Jan. 30, 2007 — Your nearest cornfield is a greenhouse gas snitch.
A new study shows how North American corn leaves can be used to map how much of the greenhouse gas carbon dioxide is being emitted from local fossil fuel burning. The method could make it easier to monitor where the gas is coming from, and therefore lead to smarter regulation.
Unlike gas-sniffing instruments that directly detect carbon dioxide and other gases, plants provide an estimate of levels over an entire growing season (not including nights, when plants don't take in carbon dioxide).
And while that may seem less useful than a machine that monitors in real-time, the limitations of the corn method are balanced by the crop's ubiquity and the ease of collecting samples continent-wide.
"Instruments are expensive and limited in location," said Susan Trumbore of the University of California in Irvine (UCI).
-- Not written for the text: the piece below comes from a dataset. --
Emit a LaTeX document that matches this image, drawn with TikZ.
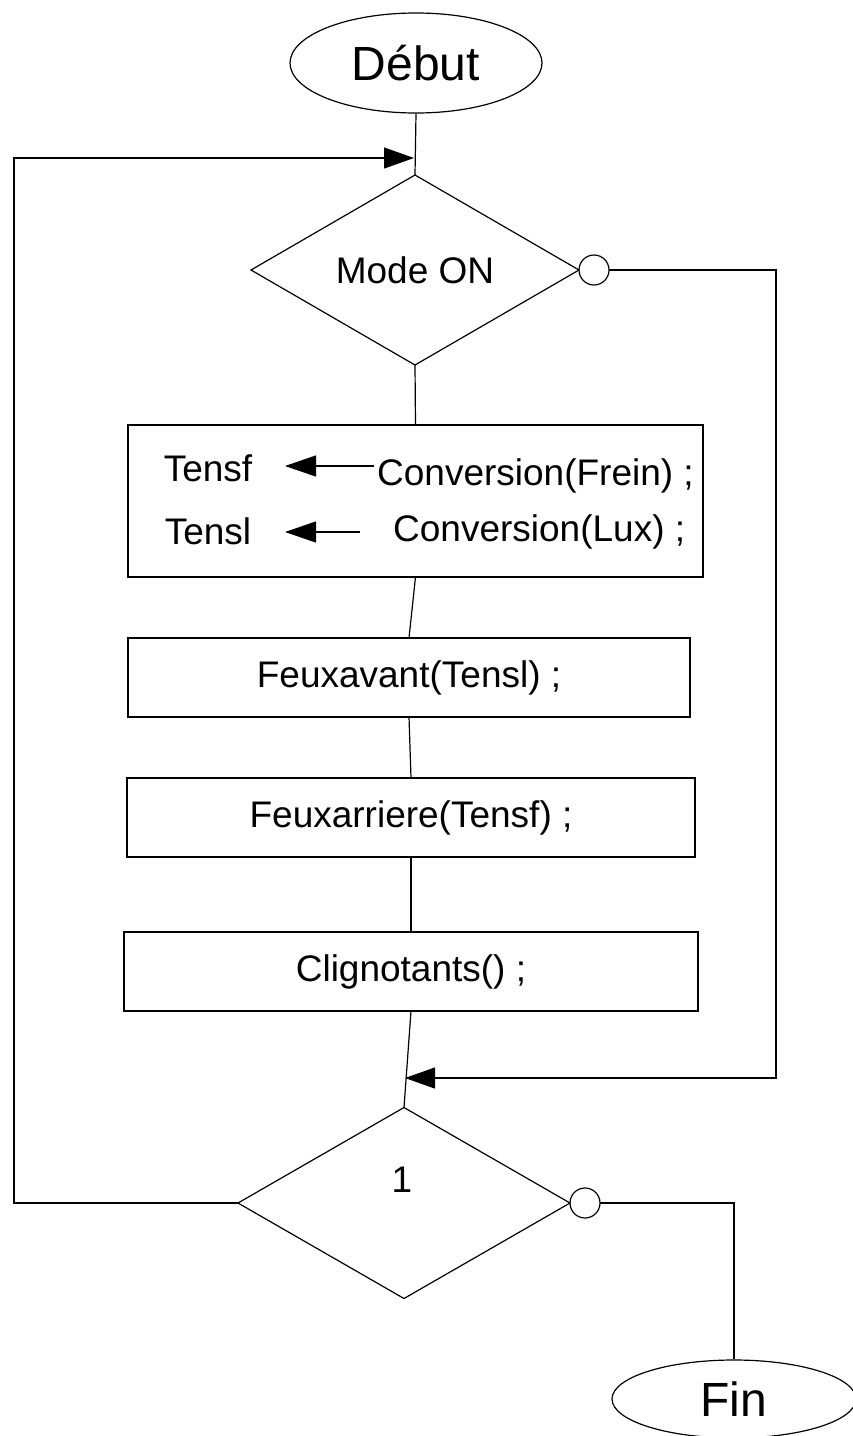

Plants like corn, however, are easy to gather samples from. "Even though plants are imperfect, we can test them by comparing to instrument data."
Trumbore, Diana Hsueh and several other scientists from UCI and the California Institute of Technology have published their corn carbon study in the latest issue of Geophysical Research Letters.
The big trick to the method is distinguishing between carbon dioxide that comes from engines burning fossil fuels and that from other sources. The researchers do this by counting up the amounts of two kinds of carbon atoms with different weights.
The heavier form of carbon, carbon-14, is created in two ways — by cosmic rays smashing into carbon-12 atoms high in the atmosphere and by atmospheric nuclear weapon detonations in the 1950s and 1960s.
Carbon-12 atoms dominate the chemical structure of all fossil fuels, since carbon-14 naturally decays into it over time.
So where plant tissues are loaded with lots of carbon-12 but little carbon-14, there is more fossil fuel burning. Likewise, where plants have the expected levels of cosmic ray and nuclear-created carbon-14, there is less fossil fuel burning diluting that global signal.